- [Supplied data]
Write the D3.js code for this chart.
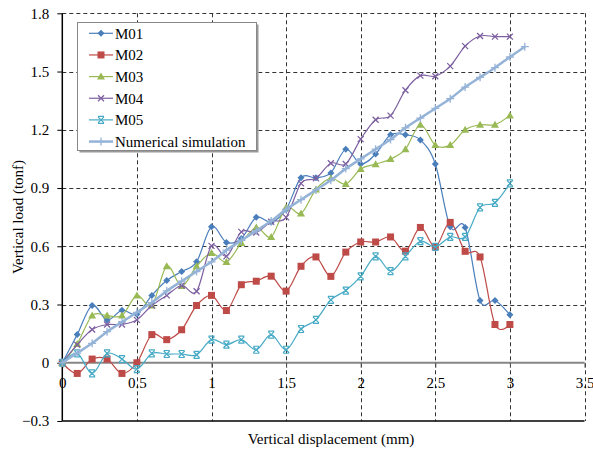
<!DOCTYPE html>
<html><head><meta charset="utf-8">
<script src="https://cdn.jsdelivr.net/npm/d3@7"></script>
<style>body{margin:0;background:#fff}svg{display:block}text{font-family:"Liberation Serif","Times New Roman",serif;fill:#000}</style>
</head><body><svg id="c" width="593" height="450"></svg>
<script>
const displacement = [0,0.1,0.2,0.3,0.4,0.5,0.6,0.7,0.8,0.9,1.0,1.1,1.2,1.3,1.4,1.5,1.6,1.7,1.8,1.9,2.0,2.1,2.2,2.3,2.4,2.5,2.6,2.7,2.8,2.9,3.0];
const simDisplacement = [0,0.1,0.2,0.3,0.4,0.5,0.6,0.7,0.8,0.9,1.0,1.1,1.2,1.3,1.4,1.5,1.6,1.7,1.8,1.9,2.0,2.1,2.2,2.3,2.4,2.5,2.6,2.7,2.8,2.9,3.0,3.1];
const M01 = [0,0.145,0.295,0.22,0.27,0.25,0.347,0.424,0.47,0.52,0.70,0.62,0.64,0.749,0.724,0.79,0.953,0.953,0.978,1.10,1.024,1.075,1.174,1.174,1.148,1.024,0.70,0.697,0.321,0.321,0.247];
const M02 = [0,-0.055,0.019,0.019,-0.055,0,0.145,0.119,0.17,0.295,0.347,0.269,0.402,0.42,0.446,0.369,0.497,0.545,0.445,0.57,0.622,0.622,0.648,0.575,0.697,0.597,0.723,0.574,0.545,0.197,0.197];
const M03 = [0,0.097,0.243,0.243,0.243,0.347,0.295,0.497,0.395,0.497,0.565,0.519,0.617,0.697,0.648,0.80,0.769,0.893,0.95,0.921,0.998,1.023,1.049,1.10,1.226,1.121,1.121,1.20,1.226,1.226,1.274];
const M04 = [0,0.093,0.171,0.197,0.197,0.221,0.295,0.347,0.398,0.368,0.602,0.548,0.674,0.671,0.726,0.749,0.924,0.95,1.028,1.024,1.152,1.252,1.273,1.404,1.479,1.476,1.528,1.631,1.683,1.68,1.68];
const M05 = [0,0.048,-0.055,0.048,0.019,-0.033,0.048,0.045,0.045,0.041,0.119,0.093,0.119,0.067,0.145,0.067,0.174,0.221,0.324,0.372,0.445,0.548,0.472,0.548,0.626,0.597,0.648,0.648,0.80,0.824,0.924];
const simulation = [0,0.05,0.10,0.16,0.21,0.26,0.31,0.37,0.42,0.47,0.52,0.58,0.63,0.68,0.73,0.79,0.84,0.89,0.94,1.00,1.05,1.10,1.15,1.21,1.26,1.31,1.36,1.42,1.47,1.52,1.575,1.628];
const seriesNames = ["M01","M02","M03","M04","M05","Numerical simulation"];
const seriesColors = ["#4A7EBB","#BE4B48","#98B954","#7D60A0","#46AAC5","#95B3D7"];
const seriesMarkers = ["diamond","square","triangle","x","star","plus"];
const xTicks = [0,0.5,1,1.5,2,2.5,3,3.5];
const yTicks = [-0.3,0,0.3,0.6,0.9,1.2,1.5,1.8];

const svg = d3.select("#c");
const L = 62.3, R = 584.5, T = 13.3, B = 421;
const x = d3.scaleLinear().domain([0,3.5]).range([L,R]);
const y = d3.scaleLinear().domain([-0.3,1.8]).range([B,T]);
const FS = 15;

// gridlines
const grid = svg.append("g").attr("stroke","#333").attr("stroke-width",1).attr("stroke-dasharray","4,3");
xTicks.filter(d=>d>0).forEach(d=>grid.append("line").attr("x1",Math.round(x(d))+0.5).attr("x2",Math.round(x(d))+0.5).attr("y1",T).attr("y2",B));
yTicks.filter(d=>d>0).forEach(d=>grid.append("line").attr("x1",L).attr("x2",R).attr("y1",Math.round(y(d))+0.5).attr("y2",Math.round(y(d))+0.5));

// zero line (horizontal axis)
svg.append("line").attr("x1",L).attr("x2",R).attr("y1",y(0)).attr("y2",y(0)).attr("stroke","#868686").attr("stroke-width",2);
const xAxis = d3.axisBottom(x).tickValues(xTicks).tickSize(5).tickFormat(d3.format("~g"));
const gx = svg.append("g").attr("transform",`translate(0,${y(0)})`).call(xAxis);
gx.select(".domain").remove();
gx.selectAll(".tick line").attr("stroke","#555");
gx.selectAll(".tick text").attr("font-size",FS).attr("y",14.6).attr("dy","0.71em").style("font-family","Liberation Serif");

// bottom solid line
svg.append("line").attr("x1",L).attr("x2",R).attr("y1",B).attr("y2",B).attr("stroke","#000").attr("stroke-width",1.5);

// y axis
const yAxis = d3.axisLeft(y).tickValues(yTicks).tickSize(5).tickPadding(8).tickFormat(d3.format("~g"));
const gy = svg.append("g").attr("transform",`translate(${L},0)`).call(yAxis);
gy.select(".domain").attr("stroke","#000").attr("stroke-width",1.5).attr("d",`M0,${T}V${B}`);
gy.selectAll(".tick line").attr("stroke","#000");
gy.selectAll(".tick text").attr("font-size",FS).style("font-family","Liberation Serif");

// axis titles
svg.append("text").attr("x",331).attr("y",444).attr("text-anchor","middle").attr("font-size",FS).text("Vertical displacement (mm)");
svg.append("text").attr("transform","translate(22.5,217) rotate(-90)").attr("text-anchor","middle").attr("font-size",FS).text("Vertical load (tonf)");

function marker(g, type, color, cx, cy){
  if(type==="diamond") g.append("path").attr("d",`M${cx},${cy-3.5}L${cx+3.5},${cy}L${cx},${cy+3.5}L${cx-3.5},${cy}Z`).attr("fill",color);
  else if(type==="square") g.append("rect").attr("x",cx-3.5).attr("y",cy-3.5).attr("width",7).attr("height",7).attr("fill",color);
  else if(type==="triangle") g.append("path").attr("d",`M${cx},${cy-4}L${cx+4},${cy+3}L${cx-4},${cy+3}Z`).attr("fill",color);
  else if(type==="x") g.append("path").attr("d",`M${cx-3},${cy-3}L${cx+3},${cy+3}M${cx-3},${cy+3}L${cx+3},${cy-3}`).attr("stroke",color).attr("stroke-width",1.3);
  else if(type==="star") g.append("path").attr("d",`M${cx-3},${cy-3}L${cx+3},${cy+3}M${cx-3},${cy+3}L${cx+3},${cy-3}M${cx-3},${cy-3.5}H${cx+3}M${cx-3},${cy+3.5}H${cx+3}`).attr("stroke",color).attr("stroke-width",1.2);
  else if(type==="plus") g.append("path").attr("d",`M${cx-4},${cy}H${cx+4}M${cx},${cy-4}V${cy+4}`).attr("stroke",color).attr("stroke-width",1.3);
}

const allSeries = [
  {xs:displacement, ys:M01},{xs:displacement, ys:M02},{xs:displacement, ys:M03},
  {xs:displacement, ys:M04},{xs:displacement, ys:M05},{xs:simDisplacement, ys:simulation}
];
const line = d3.line().curve(d3.curveCatmullRom.alpha(0)).x(d=>x(d[0])).y(d=>y(d[1]));
allSeries.forEach((s,i)=>{
  const pts = s.xs.map((v,j)=>[v,s.ys[j]]);
  const g = svg.append("g");
  g.append("path").attr("d",line(pts)).attr("fill","none").attr("stroke",seriesColors[i]).attr("stroke-width", i===5?2.5:1.2);
  pts.forEach(p=>marker(g, seriesMarkers[i], seriesColors[i], x(p[0]), y(p[1])));
});

// legend
const lg = svg.append("g");
lg.append("rect").attr("x",79.5).attr("y",24.5).attr("width",179).attr("height",128).attr("fill","#999");
lg.append("rect").attr("x",77.5).attr("y",22.5).attr("width",179).attr("height",128).attr("fill","#fff").attr("stroke","#888").attr("stroke-width",1);
seriesNames.forEach((n,i)=>{
  const cy = 33.3 + i*21.65;
  lg.append("line").attr("x1",89).attr("x2",113).attr("y1",cy).attr("y2",cy).attr("stroke",seriesColors[i]).attr("stroke-width", i===5?2.5:1.2);
  marker(lg, seriesMarkers[i], seriesColors[i], 101, cy);
  lg.append("text").attr("x",115).attr("y",cy).attr("dy","0.35em").attr("font-size",FS).text(n);
});
</script></body></html>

- [Prompt]
Repeat only the lines from the beginning of the material through the line containing "const yTicks = [-0.3,0,0.3,0.6,0.9,1.2,1.5,1.8];", both ends kept, leaving pictures out.

- [Correct result]
Write the D3.js code for this chart.
<!DOCTYPE html>
<html><head><meta charset="utf-8">
<script src="https://cdn.jsdelivr.net/npm/d3@7"></script>
<style>body{margin:0;background:#fff}svg{display:block}text{font-family:"Liberation Serif","Times New Roman",serif;fill:#000}</style>
</head><body><svg id="c" width="593" height="450"></svg>
<script>
const displacement = [0,0.1,0.2,0.3,0.4,0.5,0.6,0.7,0.8,0.9,1.0,1.1,1.2,1.3,1.4,1.5,1.6,1.7,1.8,1.9,2.0,2.1,2.2,2.3,2.4,2.5,2.6,2.7,2.8,2.9,3.0];
const simDisplacement = [0,0.1,0.2,0.3,0.4,0.5,0.6,0.7,0.8,0.9,1.0,1.1,1.2,1.3,1.4,1.5,1.6,1.7,1.8,1.9,2.0,2.1,2.2,2.3,2.4,2.5,2.6,2.7,2.8,2.9,3.0,3.1];
const M01 = [0,0.145,0.295,0.22,0.27,0.25,0.347,0.424,0.47,0.52,0.70,0.62,0.64,0.749,0.724,0.79,0.953,0.953,0.978,1.10,1.024,1.075,1.174,1.174,1.148,1.024,0.70,0.697,0.321,0.321,0.247];
const M02 = [0,-0.055,0.019,0.019,-0.055,0,0.145,0.119,0.17,0.295,0.347,0.269,0.402,0.42,0.446,0.369,0.497,0.545,0.445,0.57,0.622,0.622,0.648,0.575,0.697,0.597,0.723,0.574,0.545,0.197,0.197];
const M03 = [0,0.097,0.243,0.243,0.243,0.347,0.295,0.497,0.395,0.497,0.565,0.519,0.617,0.697,0.648,0.80,0.769,0.893,0.95,0.921,0.998,1.023,1.049,1.10,1.226,1.121,1.121,1.20,1.226,1.226,1.274];
const M04 = [0,0.093,0.171,0.197,0.197,0.221,0.295,0.347,0.398,0.368,0.602,0.548,0.674,0.671,0.726,0.749,0.924,0.95,1.028,1.024,1.152,1.252,1.273,1.404,1.479,1.476,1.528,1.631,1.683,1.68,1.68];
const M05 = [0,0.048,-0.055,0.048,0.019,-0.033,0.048,0.045,0.045,0.041,0.119,0.093,0.119,0.067,0.145,0.067,0.174,0.221,0.324,0.372,0.445,0.548,0.472,0.548,0.626,0.597,0.648,0.648,0.80,0.824,0.924];
const simulation = [0,0.05,0.10,0.16,0.21,0.26,0.31,0.37,0.42,0.47,0.52,0.58,0.63,0.68,0.73,0.79,0.84,0.89,0.94,1.00,1.05,1.10,1.15,1.21,1.26,1.31,1.36,1.42,1.47,1.52,1.575,1.628];
const seriesNames = ["M01","M02","M03","M04","M05","Numerical simulation"];
const seriesColors = ["#4A7EBB","#BE4B48","#98B954","#7D60A0","#46AAC5","#95B3D7"];
const seriesMarkers = ["diamond","square","triangle","x","star","plus"];
const xTicks = [0,0.5,1,1.5,2,2.5,3,3.5];
const yTicks = [-0.3,0,0.3,0.6,0.9,1.2,1.5,1.8];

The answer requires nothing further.